## BEGIN SUPPLIED RECORDS

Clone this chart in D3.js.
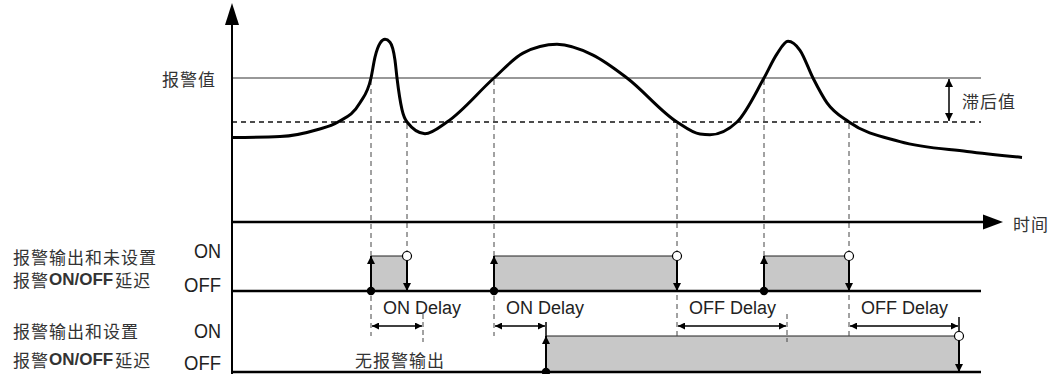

## END SUPPLIED RECORDS
## BEGIN SUPPLIED RECORDS

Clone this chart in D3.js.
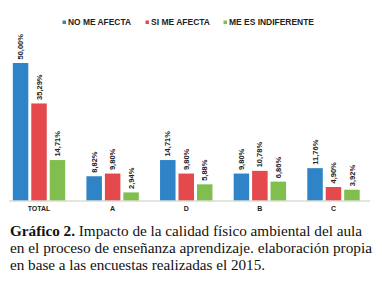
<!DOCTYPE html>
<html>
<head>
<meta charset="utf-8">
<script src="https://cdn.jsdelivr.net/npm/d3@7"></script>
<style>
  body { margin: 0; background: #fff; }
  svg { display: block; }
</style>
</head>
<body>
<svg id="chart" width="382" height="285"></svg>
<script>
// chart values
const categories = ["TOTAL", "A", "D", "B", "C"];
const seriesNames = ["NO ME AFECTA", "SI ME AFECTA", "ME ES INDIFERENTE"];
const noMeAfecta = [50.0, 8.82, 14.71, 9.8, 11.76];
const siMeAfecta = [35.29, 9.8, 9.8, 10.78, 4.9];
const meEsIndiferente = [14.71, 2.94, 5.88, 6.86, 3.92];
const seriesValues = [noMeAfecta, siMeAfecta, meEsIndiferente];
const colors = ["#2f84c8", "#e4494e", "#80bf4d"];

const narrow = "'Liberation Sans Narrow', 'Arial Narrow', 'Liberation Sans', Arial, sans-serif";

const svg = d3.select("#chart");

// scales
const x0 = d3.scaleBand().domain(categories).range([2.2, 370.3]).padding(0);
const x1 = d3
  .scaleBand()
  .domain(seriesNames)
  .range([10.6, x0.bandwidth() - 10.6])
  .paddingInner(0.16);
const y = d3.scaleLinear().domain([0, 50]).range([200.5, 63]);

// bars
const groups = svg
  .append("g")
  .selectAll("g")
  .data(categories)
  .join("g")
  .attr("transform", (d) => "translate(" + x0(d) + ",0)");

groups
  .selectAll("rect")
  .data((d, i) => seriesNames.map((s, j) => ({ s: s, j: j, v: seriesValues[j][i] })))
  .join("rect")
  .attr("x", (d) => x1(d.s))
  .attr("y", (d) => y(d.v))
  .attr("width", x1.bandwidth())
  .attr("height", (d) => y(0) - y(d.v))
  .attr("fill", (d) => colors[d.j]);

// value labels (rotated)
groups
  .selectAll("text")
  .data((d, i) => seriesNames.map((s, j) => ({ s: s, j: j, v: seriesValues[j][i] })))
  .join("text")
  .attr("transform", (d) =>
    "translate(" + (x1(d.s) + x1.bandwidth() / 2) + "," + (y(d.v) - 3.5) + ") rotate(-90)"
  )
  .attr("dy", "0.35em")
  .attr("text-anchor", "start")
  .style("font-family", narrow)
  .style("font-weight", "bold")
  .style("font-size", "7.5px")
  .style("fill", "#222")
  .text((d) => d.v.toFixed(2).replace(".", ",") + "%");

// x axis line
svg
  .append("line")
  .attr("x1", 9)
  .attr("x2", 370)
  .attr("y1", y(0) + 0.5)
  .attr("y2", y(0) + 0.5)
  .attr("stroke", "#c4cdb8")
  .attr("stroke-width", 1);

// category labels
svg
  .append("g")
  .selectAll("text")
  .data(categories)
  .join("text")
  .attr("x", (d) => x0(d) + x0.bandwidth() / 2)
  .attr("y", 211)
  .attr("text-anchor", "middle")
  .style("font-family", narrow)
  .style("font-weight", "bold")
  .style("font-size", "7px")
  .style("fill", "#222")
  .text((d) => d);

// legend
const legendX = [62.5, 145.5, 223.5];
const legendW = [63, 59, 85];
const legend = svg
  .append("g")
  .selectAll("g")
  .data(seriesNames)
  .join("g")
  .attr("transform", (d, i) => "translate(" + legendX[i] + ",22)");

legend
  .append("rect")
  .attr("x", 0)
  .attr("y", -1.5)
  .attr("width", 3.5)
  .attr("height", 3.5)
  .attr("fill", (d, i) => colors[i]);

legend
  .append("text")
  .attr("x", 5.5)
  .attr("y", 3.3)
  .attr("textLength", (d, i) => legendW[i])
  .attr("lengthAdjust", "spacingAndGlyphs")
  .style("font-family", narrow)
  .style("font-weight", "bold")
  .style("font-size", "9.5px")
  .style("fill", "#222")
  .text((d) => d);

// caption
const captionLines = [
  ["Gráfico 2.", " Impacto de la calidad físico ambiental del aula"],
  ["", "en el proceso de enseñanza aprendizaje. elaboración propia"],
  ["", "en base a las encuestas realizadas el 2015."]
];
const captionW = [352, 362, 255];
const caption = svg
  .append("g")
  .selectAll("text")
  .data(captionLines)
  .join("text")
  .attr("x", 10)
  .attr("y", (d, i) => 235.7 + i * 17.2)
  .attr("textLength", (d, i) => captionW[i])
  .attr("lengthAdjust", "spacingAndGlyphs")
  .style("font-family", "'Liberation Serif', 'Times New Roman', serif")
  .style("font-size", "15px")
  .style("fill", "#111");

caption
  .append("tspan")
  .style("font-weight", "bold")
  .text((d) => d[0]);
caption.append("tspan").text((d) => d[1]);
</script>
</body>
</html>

## END SUPPLIED RECORDS

● **TASK INSTRUCTIONS**:
Search the entries for the string "chart" and collect each line that has it.

● **FULL RESPONSE**:
Clone this chart in D3.js.
Clone this chart in D3.js.
<svg id="chart" width="382" height="285"></svg>
// chart values
const svg = d3.select("#chart");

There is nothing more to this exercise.